Emit the data below verbatim, stripping out any pictures.

Dataset content:
=======

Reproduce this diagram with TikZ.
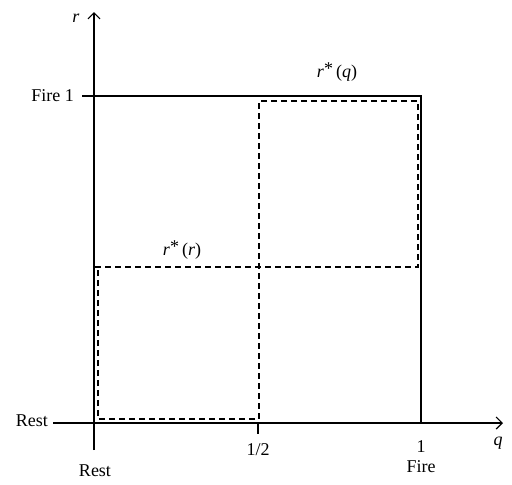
\documentclass[tikz,border=0pt]{standalone}
\usepackage{fontspec}
\setmainfont{Liberation Serif}
\usetikzlibrary{arrows.meta}
\newcommand{\ivar}[1]{\textit{#1}}
\begin{document}
\begin{tikzpicture}[x=1pt,y=-1pt,
  lbl/.style={font=\fontsize{18}{21}\selectfont, inner sep=0pt},
  axis/.style={line width=1.2pt, -{Straight Barb[length=6pt,width=12pt]}},
  solid line/.style={line width=1.2pt},
  dline/.style={line width=1.2pt, dash pattern=on 6pt off 4pt}]
\useasboundingbox (0,0) rectangle (512,485);
% coordinates
\coordinate (O) at (94,423);
\coordinate (yb) at (94,450);
\coordinate (yt) at (94,12);
\coordinate (xl) at (53,423);
\coordinate (xr) at (503,423);
\coordinate (F1l) at (82,96);
\coordinate (F1r) at (421,96);
\coordinate (F1b) at (421,423);
\coordinate (Ht) at (258,423);
\coordinate (Hb) at (258,434);
% axes
\draw[axis] (yb) -- (yt);
\draw[axis] (xl) -- (xr);
\draw[solid line] (F1l) -- (F1r) -- (F1b);
\draw[solid line] (Ht) -- (Hb);
% dashed
\coordinate (a1) at (95,267);
\coordinate (a2) at (418,267);
\coordinate (b1) at (259,101);
\coordinate (b2) at (418,101);
\coordinate (c1) at (259,419);
\coordinate (c2) at (98,419);
\coordinate (c3) at (98,267);
\draw[dline] (a1) -- (a2) -- (b2) -- (b1) -- (c1) -- (c2) -- (c3);
% labels
\node[lbl] (r) at (76,18) {\ivar{r}};
\node[lbl, anchor=east] (fire1) at (74,96) {Fire 1};
\node[lbl] (rq) at (337,72) {\ivar{r}\raisebox{0.45ex}{*}\,(\ivar{q})};
\node[lbl] (rr) at (182,250) {\ivar{r}\raisebox{0.45ex}{*}\,(\ivar{r})};
\node[lbl, anchor=east] (restl) at (48,421) {Rest};
\node[lbl] (restb) at (95,471) {Rest};
\node[lbl] (half) at (258,450) {1/2};
\node[lbl] (one) at (421,447) {1};
\node[lbl] (fire) at (421,467) {Fire};
\node[lbl] (q) at (498,443) {\ivar{q}};
\end{tikzpicture}
\end{document}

=======

Answer to the exercise:
Reproduce this diagram with TikZ.
\documentclass[tikz,border=0pt]{standalone}
\usepackage{fontspec}
\setmainfont{Liberation Serif}
\usetikzlibrary{arrows.meta}
\newcommand{\ivar}[1]{\textit{#1}}
\begin{document}
\begin{tikzpicture}[x=1pt,y=-1pt,
  lbl/.style={font=\fontsize{18}{21}\selectfont, inner sep=0pt},
  axis/.style={line width=1.2pt, -{Straight Barb[length=6pt,width=12pt]}},
  solid line/.style={line width=1.2pt},
  dline/.style={line width=1.2pt, dash pattern=on 6pt off 4pt}]
\useasboundingbox (0,0) rectangle (512,485);
% coordinates
\coordinate (O) at (94,423);
\coordinate (yb) at (94,450);
\coordinate (yt) at (94,12);
\coordinate (xl) at (53,423);
\coordinate (xr) at (503,423);
\coordinate (F1l) at (82,96);
\coordinate (F1r) at (421,96);
\coordinate (F1b) at (421,423);
\coordinate (Ht) at (258,423);
\coordinate (Hb) at (258,434);
% axes
\draw[axis] (yb) -- (yt);
\draw[axis] (xl) -- (xr);
\draw[solid line] (F1l) -- (F1r) -- (F1b);
\draw[solid line] (Ht) -- (Hb);
% dashed
\coordinate (a1) at (95,267);
\coordinate (a2) at (418,267);
\coordinate (b1) at (259,101);
\coordinate (b2) at (418,101);
\coordinate (c1) at (259,419);
\coordinate (c2) at (98,419);
\coordinate (c3) at (98,267);
\draw[dline] (a1) -- (a2) -- (b2) -- (b1) -- (c1) -- (c2) -- (c3);
% labels
\node[lbl] (r) at (76,18) {\ivar{r}};
\node[lbl, anchor=east] (fire1) at (74,96) {Fire 1};
\node[lbl] (rq) at (337,72) {\ivar{r}\raisebox{0.45ex}{*}\,(\ivar{q})};
\node[lbl] (rr) at (182,250) {\ivar{r}\raisebox{0.45ex}{*}\,(\ivar{r})};
\node[lbl, anchor=east] (restl) at (48,421) {Rest};
\node[lbl] (restb) at (95,471) {Rest};
\node[lbl] (half) at (258,450) {1/2};
\node[lbl] (one) at (421,447) {1};
\node[lbl] (fire) at (421,467) {Fire};
\node[lbl] (q) at (498,443) {\ivar{q}};
\end{tikzpicture}
\end{document}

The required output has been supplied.